A Bangladesh court sentenced ousted Prime Minister Sheikh Hasina to death on Monday, concluding a months-long trial that found her guilty of ordering a deadly crackdown on a student-led uprising last year.

The ruling comes months ahead of parliamentary elections expected to be held in early February.

Hasina’s Awami League party has been barred from contesting and it is feared that Monday’s verdict could stoke fresh unrest ahead of the vote.

The International Crimes Tribunal, Bangladesh’s domestic war crimes court located in the capital Dhaka, delivered the guilty verdict amid tight security and in Hasina’s absence after she fled to India in August 2024.

Hasina, 78, defied court orders that she return from India to attend her trial about whether she ordered a deadly crackdown against the student-led uprising that ousted her.

She called the guilty verdict and death sentence in her crimes against humanity trial “biased and politically motivated”.

“The verdicts announced against me have been made by a rigged tribunal established and presided over by an unelected government with no democratic mandate,” Hasina said in a statement issued from hiding in India. “They are biased and politically motivated. “

The verdict can be appealed in the Supreme Court.

But Hasina’s son and adviser, Sajeeb Wazed, told Reuters on the eve of the verdict that they would not appeal unless a democratically elected government took office with the Awami League’s participation.

After the verdict, Bangladesh urged India to extradite Hasina and former interior minister Asaduzzaman Khan Kamal. Dhaka said New Delhi was obliged to do so under an extradition treaty.

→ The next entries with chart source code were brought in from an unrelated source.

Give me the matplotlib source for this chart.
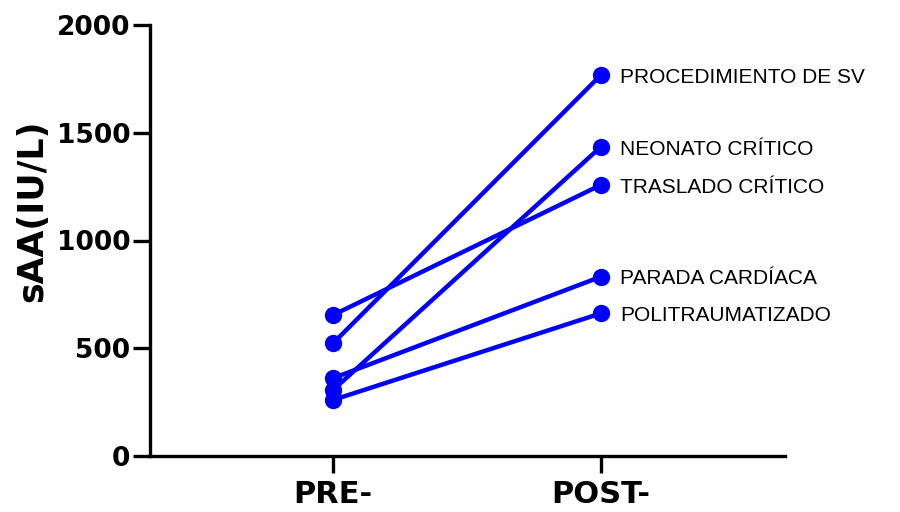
import matplotlib
matplotlib.use("Agg")
import matplotlib.pyplot as plt
from matplotlib import font_manager

# Serum amyloid A before and after each clinical situation
groups = ["PROCEDIMIENTO DE SV", "NEONATO CRÍTICO", "TRASLADO CRÍTICO",
          "PARADA CARDÍACA", "POLITRAUMATIZADO"]
pre_values = [523, 306, 654, 361, 260]
post_values = [1768, 1435, 1258, 832, 662]
time_labels = ["PRE-", "POST-"]
y_ticks = [0, 500, 1000, 1500, 2000]
y_label = "sAA(IU/L)"

installed = {f.name for f in font_manager.fontManager.ttflist}
label_family = ("Liberation Sans Narrow" if "Liberation Sans Narrow" in installed
                else "Liberation Sans")
label_size = 17 if label_family == "Liberation Sans Narrow" else 15

blue = "#0000FF"

fig = plt.figure(figsize=(9, 5.12), dpi=100)
ax = fig.add_axes([150 / 900, 1 - 456 / 512, (785 - 150) / 900, (456 - 25) / 512])

xs = [0, 1]
for name, a, b in zip(groups, pre_values, post_values):
    ax.plot(xs, [a, b], color=blue, lw=3.2, marker="o", ms=12.5,
            markeredgewidth=0, solid_capstyle="round", zorder=3)
    ax.annotate(name, xy=(1, b), xytext=(14, -5.6), textcoords="offset points",
                ha="left", va="baseline", fontsize=label_size,
                family=label_family, color="#000000")

ax.set_xlim(-0.683, 1.687)
ax.set_ylim(0, 2000)
ax.set_xticks(xs)
ax.set_xticklabels(time_labels)
ax.set_yticks(y_ticks)
ax.set_yticklabels([str(v) for v in y_ticks])

for side in ("top", "right"):
    ax.spines[side].set_visible(False)
for side in ("left", "bottom"):
    ax.spines[side].set_linewidth(2.4)
    ax.spines[side].set_color("#000000")

ax.tick_params(axis="y", length=12.5, width=2.4, pad=1.5, labelsize=19)
ax.tick_params(axis="x", length=12.5, width=2.4, pad=5, labelsize=22)
for lab in ax.get_yticklabels() + ax.get_xticklabels():
    lab.set_fontweight("bold")
    lab.set_family("DejaVu Sans")

fig.text(32 / 900, 1 - 211 / 512, y_label, rotation=90, ha="center",
         va="center", fontsize=25, fontweight="bold", family="DejaVu Sans")

fig.savefig("out.png", dpi=100)
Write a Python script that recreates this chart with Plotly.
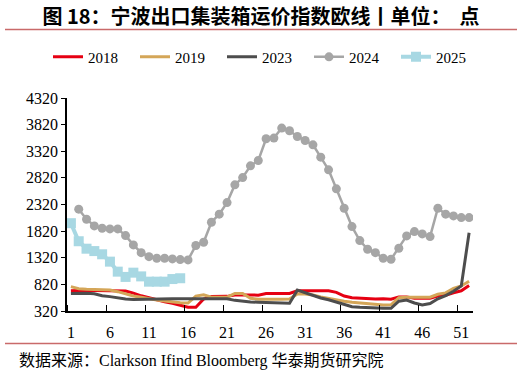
import plotly.graph_objects as go

weeks = list(range(1, 53))

y2018 = [700, 712, 712, 705, 702, 698, 700, 695, 655, 605, 570, 530, 495, 465, 425, 392,
         392, 545, 592, 595, 595, 622, 620, 612, 618, 650, 645, 645, 648, 700, 702, 702,
         700, 698, 670, 600, 570, 558, 548, 545, 552, 540, 585, 585, 560, 558, 558, 600,
         615, 660, 700, 800]

y2019 = [777, 740, 728, 728, 728, 715, 683, 640, 602, 578, 546, 527, 508, 489, 476, 470,
         600, 625, 580, 578, 580, 650, 650, 560, 540, 540, 535, 540, 545, 640, 640, 620,
         585, 555, 525, 505, 485, 470, 450, 435, 432, 435, 570, 578, 578, 575, 578, 635,
         660, 745, 790, 880]

y2023 = [650, 655, 655, 645, 605, 590, 565, 545, 535, 535, 538, 540, 545, 548, 550, 552,
         555, 558, 560, 560, 550, 520, 500, 490, 485, 478, 472, 468, 465, 712, 660, 620,
         565, 530, 490, 440, 400, 390, 380, 372, 370, 370, 505, 525, 470, 435, 460, 550,
         610, 690, 790, 1790]

y2024 = [None, 2232, 2044, 1918, 1875, 1862, 1862, 1736, 1561, 1416, 1341, 1311, 1311,
         1298, 1285, 1279, 1550, 1612, 1987, 2138, 2356, 2689, 2826, 3046, 3146, 3554,
         3567, 3755, 3704, 3597, 3522, 3441, 3209, 2971, 2614, 2250, 1905, 1642, 1480,
         1416, 1311, 1292, 1499, 1730, 1811, 1768, 1717, 2250, 2138, 2106, 2074, 2074]

y2025 = [1969, 1630, 1490, 1445, 1385, 1247, 1059, 960, 1040, 970, 871, 871, 871, 920, 935]

ytick_vals = [320, 820, 1320, 1820, 2320, 2820, 3320, 3820, 4320]
xtick_vals = [1, 6, 11, 16, 21, 26, 31, 36, 41, 46, 51]

serif = "Liberation Serif, Times New Roman, serif"
cjk = "Liberation Serif, Noto Sans CJK SC, sans-serif"

fig = go.Figure()
fig.add_trace(go.Scatter(x=weeks, y=y2018, name="2018", mode="lines",
                         line=dict(color="#E60012", width=3)))
fig.add_trace(go.Scatter(x=weeks, y=y2019, name="2019", mode="lines",
                         line=dict(color="#D4A658", width=3)))
fig.add_trace(go.Scatter(x=weeks, y=y2023, name="2023", mode="lines",
                         line=dict(color="#4D4D4D", width=3)))
fig.add_trace(go.Scatter(x=weeks, y=y2024, name="2024", mode="lines+markers",
                         line=dict(color="#A6A6A6", width=2.5),
                         marker=dict(symbol="circle", size=9, color="#A6A6A6")))
fig.add_trace(go.Scatter(x=weeks[:len(y2025)], y=y2025, name="2025", mode="lines+markers",
                         line=dict(color="#A8D8E3", width=4),
                         marker=dict(symbol="square", size=10, color="#A8D8E3")))

L, R, T, B = 67, 473, 98, 311.5
pw, ph = R - L, B - T

def px(x):
    return (x - L) / pw

def py(y):
    return (B - y) / ph

fig.update_layout(
    width=522, height=374,
    margin=dict(l=L, r=522 - R, t=T, b=374 - B, pad=0, autoexpand=False),
    paper_bgcolor="white", plot_bgcolor="white",
    showlegend=True,
    legend=dict(orientation="h", xref="paper", yref="paper",
                x=px(48), xanchor="left", y=py(57), yanchor="middle",
                font=dict(family=serif, size=15, color="#000000"),
                entrywidth=42, entrywidthmode="pixels", bgcolor="rgba(0,0,0,0)"),
    title=dict(text="<b>图 18：宁波出口集装箱运价指数欧线丨单位：  点</b>",
               xref="container", yref="container", x=0.5, xanchor="center",
               y=1 - 17 / 374, yanchor="middle",
               font=dict(family="Noto Sans CJK SC, sans-serif", size=20, color="#000000")),
    xaxis=dict(range=[0.5, 52.5], showgrid=False, zeroline=False,
               showline=True, linecolor="#000000", linewidth=1.5,
               tickmode="array", tickvals=xtick_vals,
               ticktext=[str(v) for v in xtick_vals], ticks="",
               ticklabelstandoff=6,
               minor=dict(tickmode="array", tickvals=[v - 0.5 for v in xtick_vals] + [0.5],
                          ticks="inside", ticklen=6, tickwidth=1.2, tickcolor="#000000",
                          showgrid=False),
               tickfont=dict(family=serif, size=16, color="#000000")),
    yaxis=dict(range=[320, 4320], showgrid=False, zeroline=False,
               showline=True, linecolor="#000000", linewidth=1.5,
               tickmode="array", tickvals=ytick_vals,
               ticks="outside", ticklen=4, tickwidth=1.2, tickcolor="#000000",
               tickfont=dict(family=serif, size=16, color="#000000")),
    shapes=[
        dict(type="line", xref="paper", yref="paper", x0=px(5), x1=px(517),
             y0=py(29.3), y1=py(29.3), line=dict(color="#C96A6A", width=1.5)),
        dict(type="line", xref="paper", yref="paper", x0=px(5), x1=px(517),
             y0=py(344), y1=py(344), line=dict(color="#C96A6A", width=1.5)),
    ],
    annotations=[
        dict(text="数据来源：Clarkson Ifind Bloomberg 华泰期货研究院",
             xref="paper", yref="paper", x=px(17), y=py(361.7),
             xanchor="left", yanchor="middle", showarrow=False,
             font=dict(family=cjk, size=16, color="#000000")),
    ],
)

fig.write_html("out.html", config={"displayModeBar": False},
               post_script="document.body.style.margin='0px';document.body.style.overflow='hidden';")
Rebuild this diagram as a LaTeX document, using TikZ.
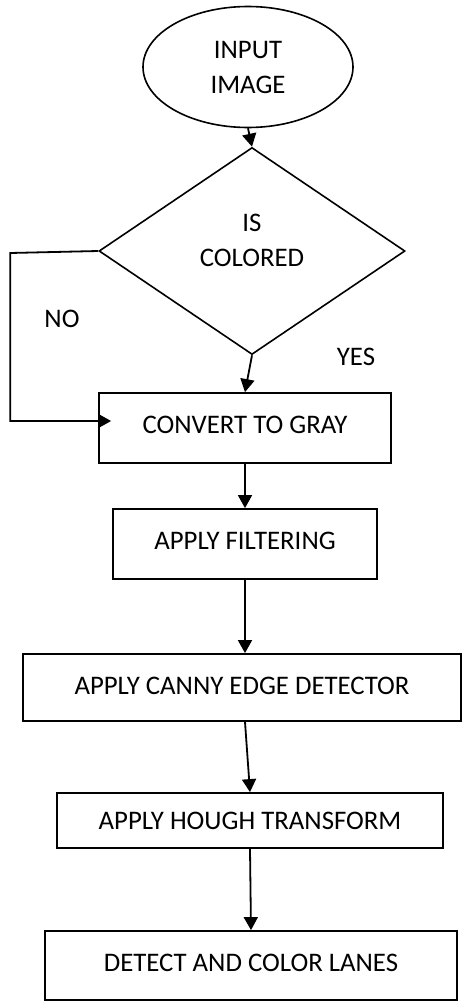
\documentclass[tikz,border=0pt]{standalone}
\usepackage{fontspec}
\setmainfont{Carlito}
\usetikzlibrary{shapes.geometric,arrows.meta,calc}
\begin{document}
\begin{tikzpicture}[x=1pt,y=-1pt,
  every node/.style={font=\fontsize{26.8}{35}\selectfont, inner sep=0pt},
  boxnode/.style={draw, line width=1.8pt, rectangle},
  arr/.style={line width=1.8pt, -{Triangle[length=13pt,width=14pt]}}]
\useasboundingbox (0,0) rectangle (462,1001);
\node[draw, ellipse, line width=1.6pt, minimum width=210pt, minimum height=121pt, align=center] (ell) at (248,67) {INPUT\\IMAGE};
\node[draw, diamond, line width=1.6pt, minimum width=306pt, minimum height=207pt] (dec) at (252,251) {};
\node[align=center] (dectxt) at (252,240) {IS\\COLORED};
\node[boxnode, minimum width=292pt, minimum height=70pt] (gray) at (245,428) {\raisebox{6pt}{CONVERT TO GRAY}};
\node[boxnode, minimum width=264pt, minimum height=70pt] (filt) at (245,544) {\raisebox{6pt}{APPLY FILTERING}};
\node[boxnode, minimum width=438pt, minimum height=67pt] (canny) at (242,687.5) {\raisebox{4pt}{APPLY CANNY EDGE DETECTOR}};
\node[boxnode, minimum width=386pt, minimum height=55pt] (hough) at (250,820.5) {APPLY HOUGH TRANSFORM};
\node[boxnode, minimum width=412pt, minimum height=69pt] (det) at (251,965.5) {\raisebox{5pt}{DETECT AND COLOR LANES}};
\node (no) at (62,319) {NO};
\node (yes) at (356,357) {YES};
\draw[arr] (ell.south) -- (dec.north);
\draw[arr] (dec.west) -- ++(-88,2) |- ([shift={(13,-7)}]gray.west);
\draw[arr] (dec.south) -- (gray.north);
\draw[arr] (gray.south) -- (filt.north);
\draw[arr] (filt.south) -- (filt.south |- canny.north);
\draw[arr] ([xshift=3pt]canny.south) -- (hough.north);
\draw[arr] (hough.south) -- (det.north);
\end{tikzpicture}
\end{document}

India’s foreign ministry said that it had “noted” the verdict, adding it was “committed to the best interests of the people of Bangladesh”.

It did not comment immediately on Bangladesh’s extradition request.

Worst violence since 1971

During the trial, prosecutors told the court that they had uncovered evidence of her direct command to use lethal force to suppress a student-led uprising in July and August 2024.

According to a United Nations report, up to 1,400 people may have been killed during the protests between July 15 and August 5, 2024, with thousands more injured — most of them by gunfire from security forces — in what was the worst violence in Bangladesh since its 1971 war of independence.

Hasina was represented by a state-appointed defence counsel who told the court that the charges against her were baseless and pleaded for her acquittal.

Ahead of the verdict, Hasina dismissed the accusations and the fairness of the Tribunal proceedings, asserting a guilty verdict was “a foregone conclusion”.

Bangladesh has been tense ahead of the verdict, with at least 30 crude bomb explosions and 26 vehicles torched across the country over the past few days. There have been no casualties, however.